===== Material
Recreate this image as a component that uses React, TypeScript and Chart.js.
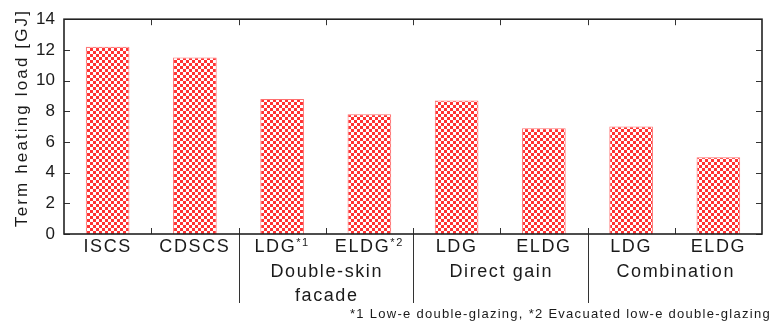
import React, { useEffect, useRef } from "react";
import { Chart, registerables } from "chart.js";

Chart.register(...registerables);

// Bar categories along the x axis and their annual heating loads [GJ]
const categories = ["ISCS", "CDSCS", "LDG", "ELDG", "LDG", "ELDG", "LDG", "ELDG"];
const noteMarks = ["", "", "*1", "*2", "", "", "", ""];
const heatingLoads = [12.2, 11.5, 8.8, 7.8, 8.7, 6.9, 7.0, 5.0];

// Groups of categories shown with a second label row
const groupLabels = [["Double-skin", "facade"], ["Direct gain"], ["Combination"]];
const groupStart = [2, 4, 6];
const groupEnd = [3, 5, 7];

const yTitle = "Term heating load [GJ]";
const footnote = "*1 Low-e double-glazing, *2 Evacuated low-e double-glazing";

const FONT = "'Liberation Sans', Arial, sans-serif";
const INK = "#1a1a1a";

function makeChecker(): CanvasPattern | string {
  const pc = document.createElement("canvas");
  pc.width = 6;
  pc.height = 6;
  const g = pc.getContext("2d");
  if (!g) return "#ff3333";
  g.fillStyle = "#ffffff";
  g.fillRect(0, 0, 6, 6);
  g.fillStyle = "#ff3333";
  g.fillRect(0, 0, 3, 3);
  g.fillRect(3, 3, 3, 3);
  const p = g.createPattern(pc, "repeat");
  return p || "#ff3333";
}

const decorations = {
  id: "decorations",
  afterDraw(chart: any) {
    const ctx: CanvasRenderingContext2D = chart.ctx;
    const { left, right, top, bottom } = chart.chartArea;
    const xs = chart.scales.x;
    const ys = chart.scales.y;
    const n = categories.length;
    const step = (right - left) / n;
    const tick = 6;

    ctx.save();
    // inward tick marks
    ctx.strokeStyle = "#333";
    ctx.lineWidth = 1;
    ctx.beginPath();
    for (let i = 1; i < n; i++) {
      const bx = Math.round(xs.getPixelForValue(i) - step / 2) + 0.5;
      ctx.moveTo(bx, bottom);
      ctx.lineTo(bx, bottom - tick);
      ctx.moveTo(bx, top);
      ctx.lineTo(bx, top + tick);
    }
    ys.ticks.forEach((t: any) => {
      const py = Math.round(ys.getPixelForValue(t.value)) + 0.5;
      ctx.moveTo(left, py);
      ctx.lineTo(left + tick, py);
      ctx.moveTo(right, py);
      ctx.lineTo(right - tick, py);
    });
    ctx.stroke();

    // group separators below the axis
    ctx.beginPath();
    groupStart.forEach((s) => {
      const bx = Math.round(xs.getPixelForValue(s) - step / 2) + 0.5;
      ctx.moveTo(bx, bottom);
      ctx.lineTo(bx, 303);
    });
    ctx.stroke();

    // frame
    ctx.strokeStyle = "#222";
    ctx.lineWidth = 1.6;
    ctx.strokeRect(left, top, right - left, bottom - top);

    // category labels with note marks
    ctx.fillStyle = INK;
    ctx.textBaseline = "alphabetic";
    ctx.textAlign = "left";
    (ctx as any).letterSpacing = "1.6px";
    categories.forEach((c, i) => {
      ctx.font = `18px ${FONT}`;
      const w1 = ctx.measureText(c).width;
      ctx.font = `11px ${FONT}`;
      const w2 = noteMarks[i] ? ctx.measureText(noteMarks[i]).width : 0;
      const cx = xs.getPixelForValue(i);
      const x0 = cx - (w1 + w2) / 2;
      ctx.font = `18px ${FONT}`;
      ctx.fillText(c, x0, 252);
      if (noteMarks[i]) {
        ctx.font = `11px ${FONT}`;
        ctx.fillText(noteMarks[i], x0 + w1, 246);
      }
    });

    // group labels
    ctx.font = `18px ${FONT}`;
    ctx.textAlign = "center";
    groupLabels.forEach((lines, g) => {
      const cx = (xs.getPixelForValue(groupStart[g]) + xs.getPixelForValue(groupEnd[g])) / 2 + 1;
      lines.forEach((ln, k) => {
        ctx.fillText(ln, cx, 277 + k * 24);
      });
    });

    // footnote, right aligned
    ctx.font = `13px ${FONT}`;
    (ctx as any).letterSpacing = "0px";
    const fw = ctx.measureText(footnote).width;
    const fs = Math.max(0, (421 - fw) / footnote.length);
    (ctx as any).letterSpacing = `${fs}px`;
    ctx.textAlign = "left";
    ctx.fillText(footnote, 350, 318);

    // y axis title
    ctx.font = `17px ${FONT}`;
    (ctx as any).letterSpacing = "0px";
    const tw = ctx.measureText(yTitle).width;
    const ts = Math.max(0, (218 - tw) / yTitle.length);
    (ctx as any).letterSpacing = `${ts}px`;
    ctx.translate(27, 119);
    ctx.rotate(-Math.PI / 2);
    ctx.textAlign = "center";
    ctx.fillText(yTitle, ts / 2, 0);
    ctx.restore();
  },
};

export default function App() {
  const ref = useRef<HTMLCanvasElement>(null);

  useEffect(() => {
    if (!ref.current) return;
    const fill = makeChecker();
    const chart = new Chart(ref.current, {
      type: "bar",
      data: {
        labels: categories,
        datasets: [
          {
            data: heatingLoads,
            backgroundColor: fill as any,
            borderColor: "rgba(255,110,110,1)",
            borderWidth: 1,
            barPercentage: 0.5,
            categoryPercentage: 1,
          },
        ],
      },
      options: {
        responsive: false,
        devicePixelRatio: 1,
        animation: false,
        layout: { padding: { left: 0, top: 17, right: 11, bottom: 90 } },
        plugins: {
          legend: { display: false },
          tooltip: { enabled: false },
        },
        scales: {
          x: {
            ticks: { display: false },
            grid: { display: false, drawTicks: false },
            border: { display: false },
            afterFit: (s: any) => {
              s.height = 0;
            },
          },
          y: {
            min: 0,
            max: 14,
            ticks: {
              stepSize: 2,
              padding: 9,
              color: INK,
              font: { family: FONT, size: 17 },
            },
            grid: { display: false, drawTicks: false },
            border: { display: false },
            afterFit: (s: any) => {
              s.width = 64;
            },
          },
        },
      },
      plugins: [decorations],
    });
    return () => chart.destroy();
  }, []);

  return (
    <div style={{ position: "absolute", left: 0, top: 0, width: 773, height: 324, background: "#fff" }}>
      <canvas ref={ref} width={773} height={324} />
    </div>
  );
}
==========
Copy the listing word for word, excluding its pictures.

Recreate this image as a component that uses React, TypeScript and Chart.js.
import React, { useEffect, useRef } from "react";
import { Chart, registerables } from "chart.js";

Chart.register(...registerables);

// Bar categories along the x axis and their annual heating loads [GJ]
const categories = ["ISCS", "CDSCS", "LDG", "ELDG", "LDG", "ELDG", "LDG", "ELDG"];
const noteMarks = ["", "", "*1", "*2", "", "", "", ""];
const heatingLoads = [12.2, 11.5, 8.8, 7.8, 8.7, 6.9, 7.0, 5.0];

// Groups of categories shown with a second label row
const groupLabels = [["Double-skin", "facade"], ["Direct gain"], ["Combination"]];
const groupStart = [2, 4, 6];
const groupEnd = [3, 5, 7];

const yTitle = "Term heating load [GJ]";
const footnote = "*1 Low-e double-glazing, *2 Evacuated low-e double-glazing";

const FONT = "'Liberation Sans', Arial, sans-serif";
const INK = "#1a1a1a";

function makeChecker(): CanvasPattern | string {
  const pc = document.createElement("canvas");
  pc.width = 6;
  pc.height = 6;
  const g = pc.getContext("2d");
  if (!g) return "#ff3333";
  g.fillStyle = "#ffffff";
  g.fillRect(0, 0, 6, 6);
  g.fillStyle = "#ff3333";
  g.fillRect(0, 0, 3, 3);
  g.fillRect(3, 3, 3, 3);
  const p = g.createPattern(pc, "repeat");
  return p || "#ff3333";
}

const decorations = {
  id: "decorations",
  afterDraw(chart: any) {
    const ctx: CanvasRenderingContext2D = chart.ctx;
    const { left, right, top, bottom } = chart.chartArea;
    const xs = chart.scales.x;
    const ys = chart.scales.y;
    const n = categories.length;
    const step = (right - left) / n;
    const tick = 6;

    ctx.save();
    // inward tick marks
    ctx.strokeStyle = "#333";
    ctx.lineWidth = 1;
    ctx.beginPath();
    for (let i = 1; i < n; i++) {
      const bx = Math.round(xs.getPixelForValue(i) - step / 2) + 0.5;
      ctx.moveTo(bx, bottom);
      ctx.lineTo(bx, bottom - tick);
      ctx.moveTo(bx, top);
      ctx.lineTo(bx, top + tick);
    }
    ys.ticks.forEach((t: any) => {
      const py = Math.round(ys.getPixelForValue(t.value)) + 0.5;
      ctx.moveTo(left, py);
      ctx.lineTo(left + tick, py);
      ctx.moveTo(right, py);
      ctx.lineTo(right - tick, py);
    });
    ctx.stroke();

    // group separators below the axis
    ctx.beginPath();
    groupStart.forEach((s) => {
      const bx = Math.round(xs.getPixelForValue(s) - step / 2) + 0.5;
      ctx.moveTo(bx, bottom);
      ctx.lineTo(bx, 303);
    });
    ctx.stroke();

    // frame
    ctx.strokeStyle = "#222";
    ctx.lineWidth = 1.6;
    ctx.strokeRect(left, top, right - left, bottom - top);

    // category labels with note marks
    ctx.fillStyle = INK;
    ctx.textBaseline = "alphabetic";
    ctx.textAlign = "left";
    (ctx as any).letterSpacing = "1.6px";
    categories.forEach((c, i) => {
      ctx.font = `18px ${FONT}`;
      const w1 = ctx.measureText(c).width;
      ctx.font = `11px ${FONT}`;
      const w2 = noteMarks[i] ? ctx.measureText(noteMarks[i]).width : 0;
      const cx = xs.getPixelForValue(i);
      const x0 = cx - (w1 + w2) / 2;
      ctx.font = `18px ${FONT}`;
      ctx.fillText(c, x0, 252);
      if (noteMarks[i]) {
        ctx.font = `11px ${FONT}`;
        ctx.fillText(noteMarks[i], x0 + w1, 246);
      }
    });

    // group labels
    ctx.font = `18px ${FONT}`;
    ctx.textAlign = "center";
    groupLabels.forEach((lines, g) => {
      const cx = (xs.getPixelForValue(groupStart[g]) + xs.getPixelForValue(groupEnd[g])) / 2 + 1;
      lines.forEach((ln, k) => {
        ctx.fillText(ln, cx, 277 + k * 24);
      });
    });

    // footnote, right aligned
    ctx.font = `13px ${FONT}`;
    (ctx as any).letterSpacing = "0px";
    const fw = ctx.measureText(footnote).width;
    const fs = Math.max(0, (421 - fw) / footnote.length);
    (ctx as any).letterSpacing = `${fs}px`;
    ctx.textAlign = "left";
    ctx.fillText(footnote, 350, 318);

    // y axis title
    ctx.font = `17px ${FONT}`;
    (ctx as any).letterSpacing = "0px";
    const tw = ctx.measureText(yTitle).width;
    const ts = Math.max(0, (218 - tw) / yTitle.length);
    (ctx as any).letterSpacing = `${ts}px`;
    ctx.translate(27, 119);
    ctx.rotate(-Math.PI / 2);
    ctx.textAlign = "center";
    ctx.fillText(yTitle, ts / 2, 0);
    ctx.restore();
  },
};

export default function App() {
  const ref = useRef<HTMLCanvasElement>(null);

  useEffect(() => {
    if (!ref.current) return;
    const fill = makeChecker();
    const chart = new Chart(ref.current, {
      type: "bar",
      data: {
        labels: categories,
        datasets: [
          {
            data: heatingLoads,
            backgroundColor: fill as any,
            borderColor: "rgba(255,110,110,1)",
            borderWidth: 1,
            barPercentage: 0.5,
            categoryPercentage: 1,
          },
        ],
      },
      options: {
        responsive: false,
        devicePixelRatio: 1,
        animation: false,
        layout: { padding: { left: 0, top: 17, right: 11, bottom: 90 } },
        plugins: {
          legend: { display: false },
          tooltip: { enabled: false },
        },
        scales: {
          x: {
            ticks: { display: false },
            grid: { display: false, drawTicks: false },
            border: { display: false },
            afterFit: (s: any) => {
              s.height = 0;
            },
          },
          y: {
            min: 0,
            max: 14,
            ticks: {
              stepSize: 2,
              padding: 9,
              color: INK,
              font: { family: FONT, size: 17 },
            },
            grid: { display: false, drawTicks: false },
            border: { display: false },
            afterFit: (s: any) => {
              s.width = 64;
            },
          },
        },
      },
      plugins: [decorations],
    });
    return () => chart.destroy();
  }, []);

  return (
    <div style={{ position: "absolute", left: 0, top: 0, width: 773, height: 324, background: "#fff" }}>
      <canvas ref={ref} width={773} height={324} />
    </div>
  );
}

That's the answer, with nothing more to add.